◆ **The request**:
Drop every picture, then transcribe the remaining data exactly.

◆ **Supplied material**:
'''

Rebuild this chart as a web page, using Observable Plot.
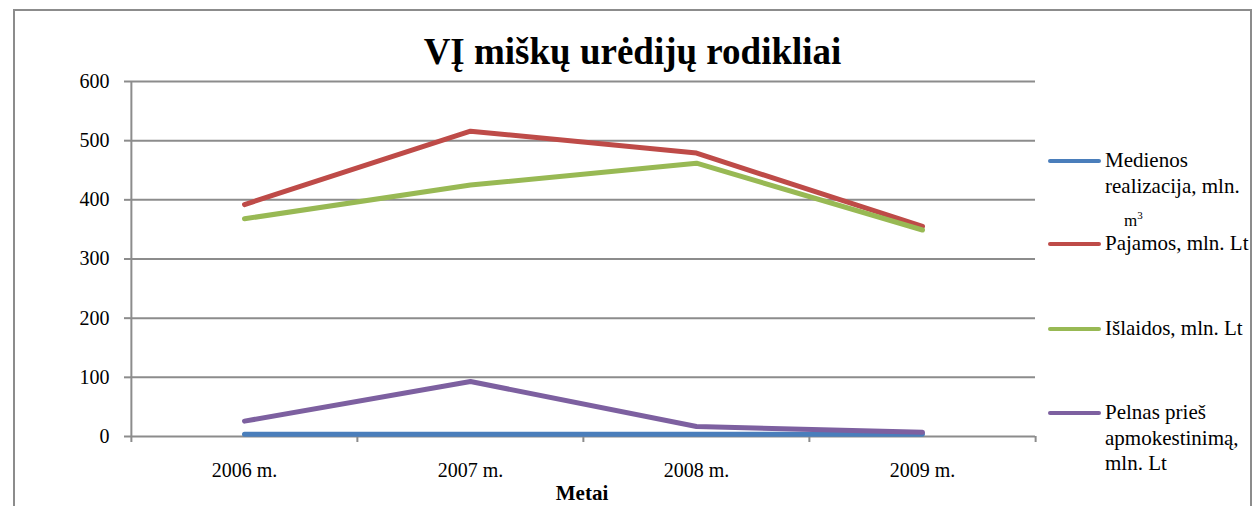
<!DOCTYPE html>
<html>
<head>
<meta charset="utf-8">
<script src="https://cdn.jsdelivr.net/npm/d3@7"></script>
<script src="https://cdn.jsdelivr.net/npm/@observablehq/plot@0.6"></script>
<style>
  html, body { margin: 0; padding: 0; background: #fff; }
  #wrap { position: relative; width: 1253px; height: 506px; overflow: hidden; font-family: "Liberation Serif", "Times New Roman", serif; color: #000; }
  #border { position: absolute; left: 13px; top: 9px; width: 1235px; height: 520px; border: 2px solid #8c8c8c; }
  #chart { position: absolute; left: 0; top: 0; }
  .abs { position: absolute; white-space: nowrap; }
  #title { left: 0; width: 1265px; top: 31px; text-align: center; font-weight: bold; font-size: 37px; line-height: 42px; }
  #xlabel { left: 482px; width: 200px; top: 482px; text-align: center; font-weight: bold; font-size: 21px; line-height: 22px; }
  .leg-line { position: absolute; height: 4px; width: 53px; left: 1048px; border-radius: 2px; }
  .leg-text { position: absolute; left: 1105px; font-size: 21px; line-height: 25px; }
  #chart svg text { font-size: 20px; }
</style>
</head>
<body>
<div id="wrap">
  <div id="border"></div>
  <div id="chart"></div>
  <div id="title" class="abs"></div>
  <div id="xlabel" class="abs"></div>
  <div id="legend"></div>
</div>
<script>
const title = "VĮ miškų urėdijų rodikliai";
const xTitle = "Metai";
const years = ["2006 m.", "2007 m.", "2008 m.", "2009 m."];
const yTicks = [0, 100, 200, 300, 400, 500, 600];

const seriesNames = ["Medienos realizacija, mln. m3", "Pajamos, mln. Lt", "Išlaidos, mln. Lt", "Pelnas prieš apmokestinimą, mln. Lt"];
const seriesColors = ["#4A7EBB", "#BE4B48", "#98B954", "#7D60A0"];

const mediena = [3.8, 3.9, 3.8, 3.6];
const pajamos = [392, 516, 479, 355];
const islaidos = [368, 425, 462, 349];
const pelnas = [26, 93, 17, 7];

const seriesValues = [mediena, pajamos, islaidos, pelnas];

// legend text lines (as wrapped in the reference)
const legendLines = [
  ["Medienos", "realizacija, mln."],
  ["Pajamos, mln. Lt"],
  ["Išlaidos, mln. Lt"],
  ["Pelnas prieš", "apmokestinimą,", "mln. Lt"]
];

const rows = [];
seriesNames.forEach((s, i) => {
  years.forEach((y, j) => rows.push({series: s, year: y, value: seriesValues[i][j]}));
});

const L = 130, R = 1035, T = 81, B = 436;
const W = 1253, H = 506;
const half = (R - L) / years.length / 2;

const plot = Plot.plot({
  width: W,
  height: H,
  marginLeft: L,
  marginRight: W - R,
  marginTop: T,
  marginBottom: H - B,
  style: {fontFamily: "Liberation Serif, Times New Roman, serif", fontSize: "20px", color: "#000", background: "transparent"},
  x: {type: "point", domain: years, padding: 0.5},
  y: {domain: [0, 600]},
  color: {domain: seriesNames, range: seriesColors},
  marks: [
    Plot.gridY(yTicks, {stroke: "#8c8c8c", strokeOpacity: 1, strokeWidth: 2}),
    Plot.ruleX([years[0]], {dx: -half, y1: 0, y2: 600, stroke: "#8c8c8c", strokeWidth: 2}),
    Plot.ruleX(years, {dx: -half, y1: 0, y2: 0, insetBottom: -6, stroke: "#8c8c8c", strokeWidth: 2}),
    Plot.ruleX([years[years.length - 1]], {dx: half, y1: 0, y2: 0, insetBottom: -6, stroke: "#8c8c8c", strokeWidth: 2}),
    Plot.axisY(yTicks, {tickSize: 6, tickPadding: 15, stroke: "#8c8c8c", strokeWidth: 2, label: null, fill: "#000", fontSize: 20}),
    Plot.axisX({tickSize: 0, tickPadding: 26, label: null, fill: "#000", fontSize: 20}),
    Plot.line(rows, {x: "year", y: "value", z: "series", stroke: "series", strokeWidth: 5, strokeLinecap: "round", strokeLinejoin: "round"})
  ]
});
document.getElementById("chart").appendChild(plot);

document.getElementById("title").textContent = title;
document.getElementById("xlabel").textContent = xTitle;

const legendY = [161, 244, 329, 413];
const leg = document.getElementById("legend");
seriesNames.forEach((s, i) => {
  const ln = document.createElement("div");
  ln.className = "leg-line";
  ln.style.top = (legendY[i] - 2) + "px";
  ln.style.background = seriesColors[i];
  leg.appendChild(ln);
  legendLines[i].forEach((t, k) => {
    const d = document.createElement("div");
    d.className = "leg-text abs";
    d.style.top = (legendY[i] - 13 + k * 25.5) + "px";
    d.textContent = t;
    leg.appendChild(d);
  });
});
// superscript unit line of the first entry
const m3 = document.createElement("div");
m3.className = "abs";
m3.style.left = "1124px";
m3.style.top = "209px";
m3.style.fontSize = "17px";
m3.innerHTML = "m<sup style='font-size:11px'>3</sup>";
leg.appendChild(m3);
</script>
</body>
</html>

'''

◆ **Reply to the exercise**:
Rebuild this chart as a web page, using Observable Plot.
<!DOCTYPE html>
<html>
<head>
<meta charset="utf-8">
<script src="https://cdn.jsdelivr.net/npm/d3@7"></script>
<script src="https://cdn.jsdelivr.net/npm/@observablehq/plot@0.6"></script>
<style>
  html, body { margin: 0; padding: 0; background: #fff; }
  #wrap { position: relative; width: 1253px; height: 506px; overflow: hidden; font-family: "Liberation Serif", "Times New Roman", serif; color: #000; }
  #border { position: absolute; left: 13px; top: 9px; width: 1235px; height: 520px; border: 2px solid #8c8c8c; }
  #chart { position: absolute; left: 0; top: 0; }
  .abs { position: absolute; white-space: nowrap; }
  #title { left: 0; width: 1265px; top: 31px; text-align: center; font-weight: bold; font-size: 37px; line-height: 42px; }
  #xlabel { left: 482px; width: 200px; top: 482px; text-align: center; font-weight: bold; font-size: 21px; line-height: 22px; }
  .leg-line { position: absolute; height: 4px; width: 53px; left: 1048px; border-radius: 2px; }
  .leg-text { position: absolute; left: 1105px; font-size: 21px; line-height: 25px; }
  #chart svg text { font-size: 20px; }
</style>
</head>
<body>
<div id="wrap">
  <div id="border"></div>
  <div id="chart"></div>
  <div id="title" class="abs"></div>
  <div id="xlabel" class="abs"></div>
  <div id="legend"></div>
</div>
<script>
const title = "VĮ miškų urėdijų rodikliai";
const xTitle = "Metai";
const years = ["2006 m.", "2007 m.", "2008 m.", "2009 m."];
const yTicks = [0, 100, 200, 300, 400, 500, 600];

const seriesNames = ["Medienos realizacija, mln. m3", "Pajamos, mln. Lt", "Išlaidos, mln. Lt", "Pelnas prieš apmokestinimą, mln. Lt"];
const seriesColors = ["#4A7EBB", "#BE4B48", "#98B954", "#7D60A0"];

const mediena = [3.8, 3.9, 3.8, 3.6];
const pajamos = [392, 516, 479, 355];
const islaidos = [368, 425, 462, 349];
const pelnas = [26, 93, 17, 7];

const seriesValues = [mediena, pajamos, islaidos, pelnas];

// legend text lines (as wrapped in the reference)
const legendLines = [
  ["Medienos", "realizacija, mln."],
  ["Pajamos, mln. Lt"],
  ["Išlaidos, mln. Lt"],
  ["Pelnas prieš", "apmokestinimą,", "mln. Lt"]
];

const rows = [];
seriesNames.forEach((s, i) => {
  years.forEach((y, j) => rows.push({series: s, year: y, value: seriesValues[i][j]}));
});

const L = 130, R = 1035, T = 81, B = 436;
const W = 1253, H = 506;
const half = (R - L) / years.length / 2;

const plot = Plot.plot({
  width: W,
  height: H,
  marginLeft: L,
  marginRight: W - R,
  marginTop: T,
  marginBottom: H - B,
  style: {fontFamily: "Liberation Serif, Times New Roman, serif", fontSize: "20px", color: "#000", background: "transparent"},
  x: {type: "point", domain: years, padding: 0.5},
  y: {domain: [0, 600]},
  color: {domain: seriesNames, range: seriesColors},
  marks: [
    Plot.gridY(yTicks, {stroke: "#8c8c8c", strokeOpacity: 1, strokeWidth: 2}),
    Plot.ruleX([years[0]], {dx: -half, y1: 0, y2: 600, stroke: "#8c8c8c", strokeWidth: 2}),
    Plot.ruleX(years, {dx: -half, y1: 0, y2: 0, insetBottom: -6, stroke: "#8c8c8c", strokeWidth: 2}),
    Plot.ruleX([years[years.length - 1]], {dx: half, y1: 0, y2: 0, insetBottom: -6, stroke: "#8c8c8c", strokeWidth: 2}),
    Plot.axisY(yTicks, {tickSize: 6, tickPadding: 15, stroke: "#8c8c8c", strokeWidth: 2, label: null, fill: "#000", fontSize: 20}),
    Plot.axisX({tickSize: 0, tickPadding: 26, label: null, fill: "#000", fontSize: 20}),
    Plot.line(rows, {x: "year", y: "value", z: "series", stroke: "series", strokeWidth: 5, strokeLinecap: "round", strokeLinejoin: "round"})
  ]
});
document.getElementById("chart").appendChild(plot);

document.getElementById("title").textContent = title;
document.getElementById("xlabel").textContent = xTitle;

const legendY = [161, 244, 329, 413];
const leg = document.getElementById("legend");
seriesNames.forEach((s, i) => {
  const ln = document.createElement("div");
  ln.className = "leg-line";
  ln.style.top = (legendY[i] - 2) + "px";
  ln.style.background = seriesColors[i];
  leg.appendChild(ln);
  legendLines[i].forEach((t, k) => {
    const d = document.createElement("div");
    d.className = "leg-text abs";
    d.style.top = (legendY[i] - 13 + k * 25.5) + "px";
    d.textContent = t;
    leg.appendChild(d);
  });
});
// superscript unit line of the first entry
const m3 = document.createElement("div");
m3.className = "abs";
m3.style.left = "1124px";
m3.style.top = "209px";
m3.style.fontSize = "17px";
m3.innerHTML = "m<sup style='font-size:11px'>3</sup>";
leg.appendChild(m3);
</script>
</body>
</html>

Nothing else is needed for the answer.